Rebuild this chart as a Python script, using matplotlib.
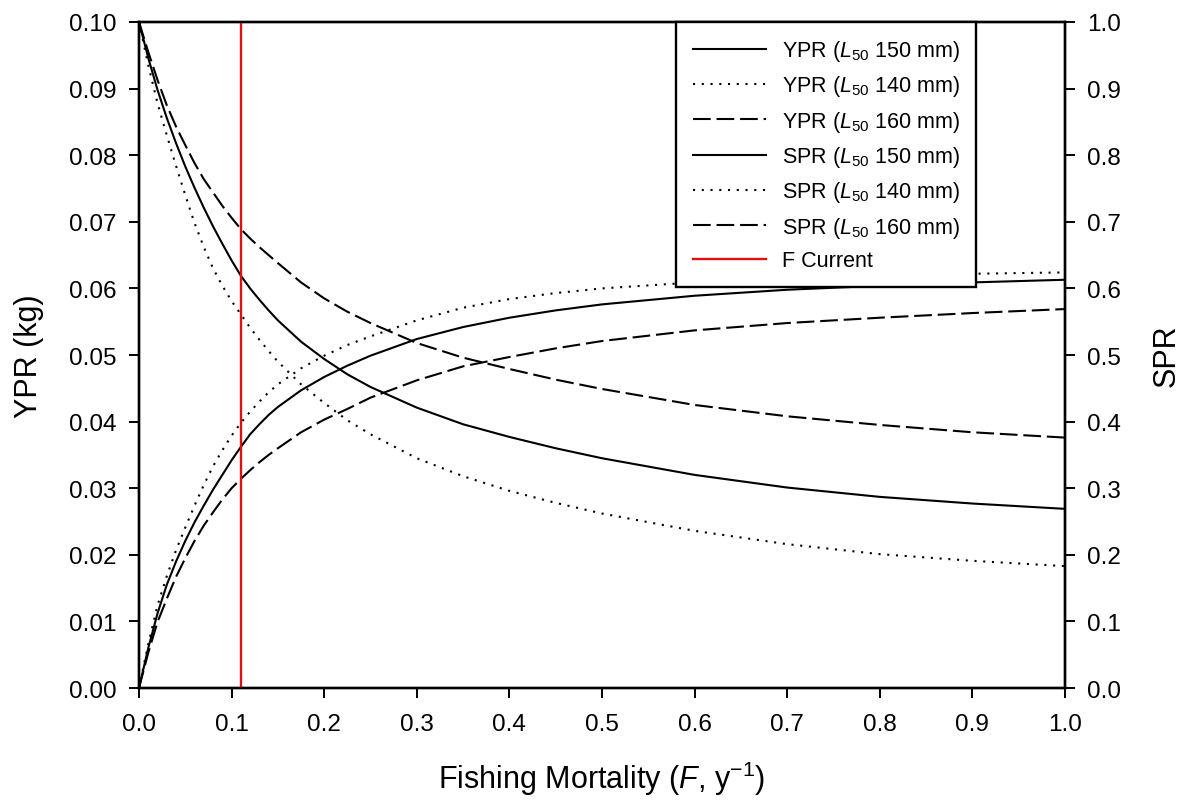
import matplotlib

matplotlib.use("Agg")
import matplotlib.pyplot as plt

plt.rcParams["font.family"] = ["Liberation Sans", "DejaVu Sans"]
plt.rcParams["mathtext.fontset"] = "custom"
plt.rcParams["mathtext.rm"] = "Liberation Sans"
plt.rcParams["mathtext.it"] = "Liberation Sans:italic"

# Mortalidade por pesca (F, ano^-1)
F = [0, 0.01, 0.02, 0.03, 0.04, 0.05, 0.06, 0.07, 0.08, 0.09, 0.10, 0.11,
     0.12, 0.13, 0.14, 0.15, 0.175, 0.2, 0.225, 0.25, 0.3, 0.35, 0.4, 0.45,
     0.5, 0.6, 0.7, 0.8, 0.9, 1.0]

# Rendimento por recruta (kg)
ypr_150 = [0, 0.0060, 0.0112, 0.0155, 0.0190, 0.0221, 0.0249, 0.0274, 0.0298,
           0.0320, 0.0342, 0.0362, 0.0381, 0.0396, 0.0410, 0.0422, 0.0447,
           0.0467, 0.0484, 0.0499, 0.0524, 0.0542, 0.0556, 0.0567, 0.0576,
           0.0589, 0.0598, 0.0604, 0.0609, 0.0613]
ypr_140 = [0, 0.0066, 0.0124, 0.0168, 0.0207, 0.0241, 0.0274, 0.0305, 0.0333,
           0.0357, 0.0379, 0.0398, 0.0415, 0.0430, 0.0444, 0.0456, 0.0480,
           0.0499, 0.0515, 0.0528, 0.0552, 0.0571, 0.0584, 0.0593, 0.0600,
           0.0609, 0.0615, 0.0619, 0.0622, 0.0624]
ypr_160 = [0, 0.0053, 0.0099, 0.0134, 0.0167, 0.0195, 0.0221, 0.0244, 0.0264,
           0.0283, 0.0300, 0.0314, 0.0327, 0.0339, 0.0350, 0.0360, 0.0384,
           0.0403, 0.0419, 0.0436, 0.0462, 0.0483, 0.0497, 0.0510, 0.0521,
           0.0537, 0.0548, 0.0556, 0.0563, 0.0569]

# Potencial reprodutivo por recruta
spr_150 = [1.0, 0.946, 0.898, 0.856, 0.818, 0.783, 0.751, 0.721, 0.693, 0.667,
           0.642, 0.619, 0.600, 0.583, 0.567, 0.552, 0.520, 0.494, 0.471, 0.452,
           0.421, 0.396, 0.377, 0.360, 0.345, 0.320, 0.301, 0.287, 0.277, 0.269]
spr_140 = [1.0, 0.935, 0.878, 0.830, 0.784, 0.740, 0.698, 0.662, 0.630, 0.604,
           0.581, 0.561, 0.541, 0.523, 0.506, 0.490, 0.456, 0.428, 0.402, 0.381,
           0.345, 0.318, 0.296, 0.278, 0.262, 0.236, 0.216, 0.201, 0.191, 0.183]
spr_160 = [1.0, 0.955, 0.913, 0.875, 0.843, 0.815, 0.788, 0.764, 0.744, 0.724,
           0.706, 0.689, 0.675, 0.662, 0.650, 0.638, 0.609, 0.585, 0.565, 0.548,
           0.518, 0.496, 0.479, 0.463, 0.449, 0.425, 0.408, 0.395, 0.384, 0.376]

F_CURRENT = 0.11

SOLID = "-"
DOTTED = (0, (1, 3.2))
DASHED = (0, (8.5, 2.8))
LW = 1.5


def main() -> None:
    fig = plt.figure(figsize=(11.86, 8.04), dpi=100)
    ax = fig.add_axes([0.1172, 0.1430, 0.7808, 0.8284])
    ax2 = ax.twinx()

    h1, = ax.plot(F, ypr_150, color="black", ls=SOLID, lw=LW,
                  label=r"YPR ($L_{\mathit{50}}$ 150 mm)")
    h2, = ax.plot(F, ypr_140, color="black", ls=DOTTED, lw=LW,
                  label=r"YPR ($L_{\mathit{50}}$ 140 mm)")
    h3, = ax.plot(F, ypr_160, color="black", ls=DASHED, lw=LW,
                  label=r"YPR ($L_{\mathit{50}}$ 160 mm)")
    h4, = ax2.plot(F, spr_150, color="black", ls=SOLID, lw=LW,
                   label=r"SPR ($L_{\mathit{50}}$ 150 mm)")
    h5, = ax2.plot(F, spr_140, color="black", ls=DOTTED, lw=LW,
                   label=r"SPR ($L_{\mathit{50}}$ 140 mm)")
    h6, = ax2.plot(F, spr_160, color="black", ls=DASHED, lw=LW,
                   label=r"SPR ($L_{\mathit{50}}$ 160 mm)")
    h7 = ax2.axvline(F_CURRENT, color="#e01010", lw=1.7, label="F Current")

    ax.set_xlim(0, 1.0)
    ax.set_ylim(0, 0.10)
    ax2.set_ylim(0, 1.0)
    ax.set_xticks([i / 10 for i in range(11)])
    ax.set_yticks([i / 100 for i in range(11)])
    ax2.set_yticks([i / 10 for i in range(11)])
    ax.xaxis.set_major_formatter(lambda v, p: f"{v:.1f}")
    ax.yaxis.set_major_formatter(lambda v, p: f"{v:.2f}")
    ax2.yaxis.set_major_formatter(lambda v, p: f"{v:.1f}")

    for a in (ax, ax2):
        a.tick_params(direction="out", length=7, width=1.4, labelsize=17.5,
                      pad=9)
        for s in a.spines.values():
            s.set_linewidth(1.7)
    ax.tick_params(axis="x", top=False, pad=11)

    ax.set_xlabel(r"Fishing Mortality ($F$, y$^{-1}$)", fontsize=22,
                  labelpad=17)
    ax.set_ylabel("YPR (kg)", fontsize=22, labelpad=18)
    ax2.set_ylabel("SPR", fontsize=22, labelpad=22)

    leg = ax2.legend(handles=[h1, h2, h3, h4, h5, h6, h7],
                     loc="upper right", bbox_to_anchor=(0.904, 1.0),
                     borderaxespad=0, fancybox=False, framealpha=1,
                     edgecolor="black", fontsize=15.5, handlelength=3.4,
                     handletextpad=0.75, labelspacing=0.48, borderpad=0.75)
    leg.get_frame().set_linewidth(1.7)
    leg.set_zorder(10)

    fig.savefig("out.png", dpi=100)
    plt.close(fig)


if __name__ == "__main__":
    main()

------------------------------------------------

WHAT YOU HAVE TO DO — Restate only the lines running from the start of the material above through the line containing "0.5, 0.6, 0.7, 0.8, 0.9, 1.0]", ends included. No pictures.

RESPONSE BELOW —
Rebuild this chart as a Python script, using matplotlib.
import matplotlib

matplotlib.use("Agg")
import matplotlib.pyplot as plt

plt.rcParams["font.family"] = ["Liberation Sans", "DejaVu Sans"]
plt.rcParams["mathtext.fontset"] = "custom"
plt.rcParams["mathtext.rm"] = "Liberation Sans"
plt.rcParams["mathtext.it"] = "Liberation Sans:italic"

# Mortalidade por pesca (F, ano^-1)
F = [0, 0.01, 0.02, 0.03, 0.04, 0.05, 0.06, 0.07, 0.08, 0.09, 0.10, 0.11,
     0.12, 0.13, 0.14, 0.15, 0.175, 0.2, 0.225, 0.25, 0.3, 0.35, 0.4, 0.45,
     0.5, 0.6, 0.7, 0.8, 0.9, 1.0]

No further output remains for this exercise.